* **WHAT THE TASK ASKS**: Copy every line of the data in which the word "matplotlib" occurs.

------------------------------------------------------------

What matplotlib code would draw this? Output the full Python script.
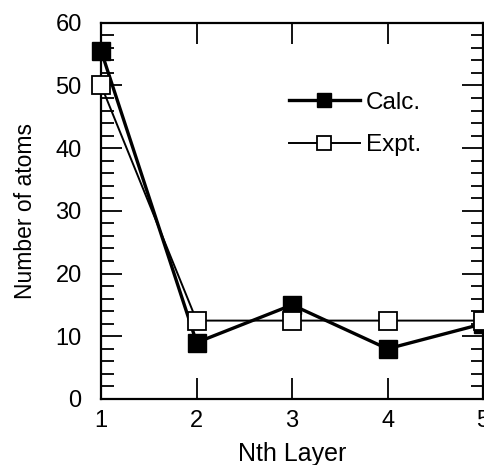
import matplotlib
matplotlib.use('Agg')
import matplotlib.pyplot as plt
from matplotlib.ticker import MultipleLocator

layers = [1, 2, 3, 4, 5]
calc = [55.5, 9, 15, 8, 12]
expt = [50, 12.5, 12.5, 12.5, 12.5]

plt.rcParams['font.family'] = ['Liberation Sans', 'DejaVu Sans']

fig = plt.figure(figsize=(4.84, 4.65), dpi=100)
ax = fig.add_axes([0.209, 0.142, 0.789, 0.809])

ax.plot(layers, expt, color='black', lw=1.4, marker='s', ms=13,
        mfc='white', mec='black', mew=1.3, label='Expt.', clip_on=False, zorder=3)
ax.plot(layers, calc, color='black', lw=2.4, marker='s', ms=13,
        mfc='black', mec='black', label='Calc.', clip_on=False, zorder=2)

ax.set_xlim(1, 5)
ax.set_ylim(0, 60)
ax.xaxis.set_major_locator(MultipleLocator(1))
ax.yaxis.set_major_locator(MultipleLocator(10))
ax.yaxis.set_minor_locator(MultipleLocator(2))
ax.tick_params(which='both', direction='in', top=True, right=True,
               labelsize=17, width=1.3)
ax.tick_params(axis='y', pad=14)
ax.tick_params(axis='x', pad=8)
ax.tick_params(which='major', length=15)
ax.tick_params(which='minor', length=9)
for s in ax.spines.values():
    s.set_linewidth(1.6)

ax.set_xlabel('Nth Layer', fontsize=18, labelpad=7)
ax.set_ylabel('Number of atoms', fontsize=16.5, labelpad=13)

h, l = ax.get_legend_handles_labels()
ax.legend(h[::-1], l[::-1], loc='upper left', bbox_to_anchor=(0.435, 0.875),
          frameon=False, fontsize=17.5, handlelength=2.9, markerscale=0.8,
          labelspacing=0.85, handletextpad=0.25)

fig.savefig('out.png', dpi=100)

------------------------------------------------------------

* **TASK OUTPUT**:
What matplotlib code would draw this? Output the full Python script.
import matplotlib
matplotlib.use('Agg')
import matplotlib.pyplot as plt
from matplotlib.ticker import MultipleLocator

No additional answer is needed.